Because $\Vert f(x)-x\Vert\leq2$, the function $x\mapsto \frac12(x-f(x))$ maps $D$ continuously into itself and therefore has a fixed point $a\in D$. Then $f(a)=-a$ is in $f(D)\cap D$.

This is true. Let's fix $n$ and let $S=\{x \in \mathbb R^n : \|x\| = 1\}$ and $D=\{x\in\mathbb R^n : \|x\| \leq 1\}$. Let's suppose that we had some map $f:D \rightarrow \mathbb R^n\setminus D$ such that $\|f(x)-x\| \leq 2$ everywhere. We make the following observation: if $x$ is on $S$, then $f(x)$ cannot be antipodal to $x$.

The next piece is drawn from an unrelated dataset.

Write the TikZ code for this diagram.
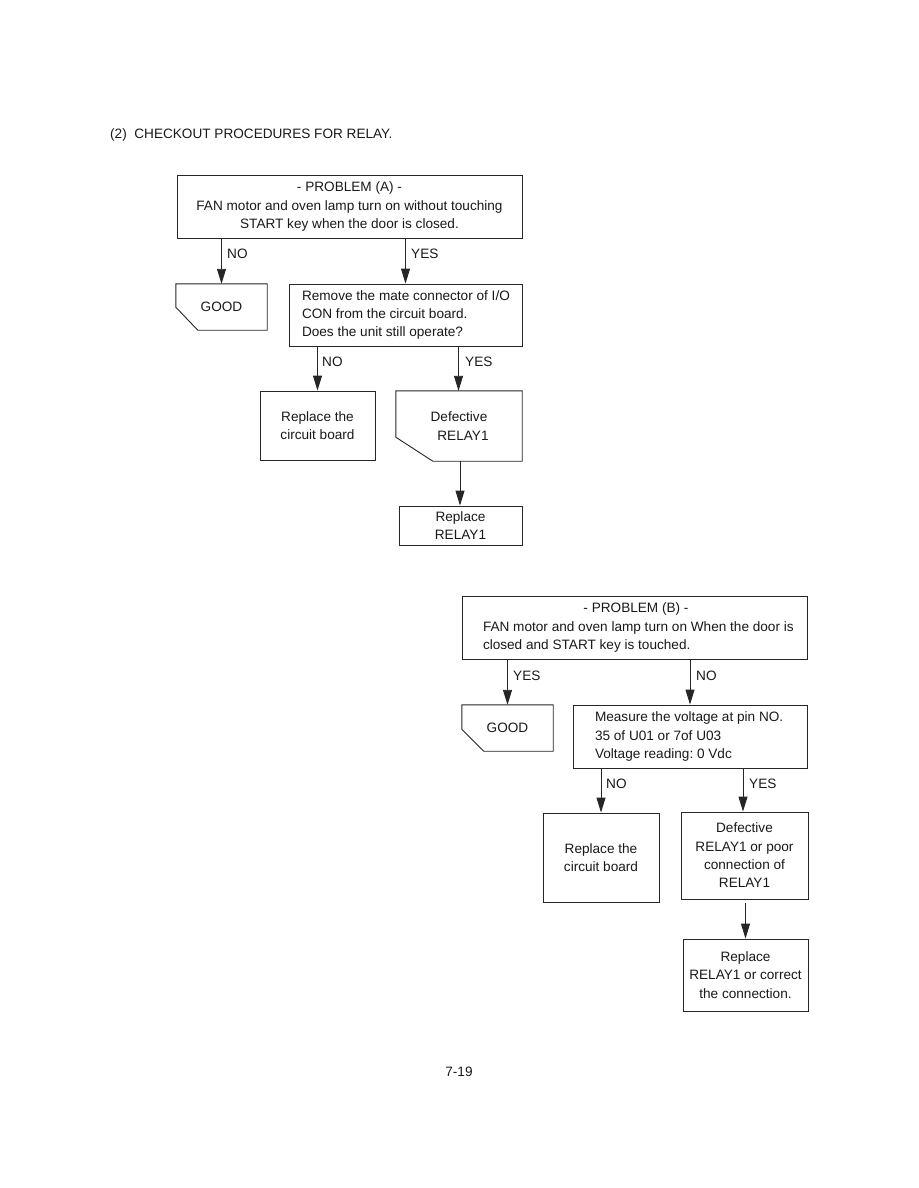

More precisely, define $C:\mathbb R^n\setminus D\rightarrow S$ by mapping $x$ to $\frac{x}{\|x\|}$ and let $f'$ be the restriction of $f$ to $S$. We observe that

$$C(f'(x)) \neq -x.$$

This implies that $C\circ f'$ is homotopic to the identity because we can, for each $x$, draw a great circle segment connecting $C(f'(x))$ to $x$ and then linearly interpolate upon that segment for each $x$ to create a homotopy from $C\circ f'$ to $\operatorname{id}_S$. However, this contradicts that $f'$ must be homotopic to a constant function because it is the boundary of a function on $D$, so no such $f$ exists.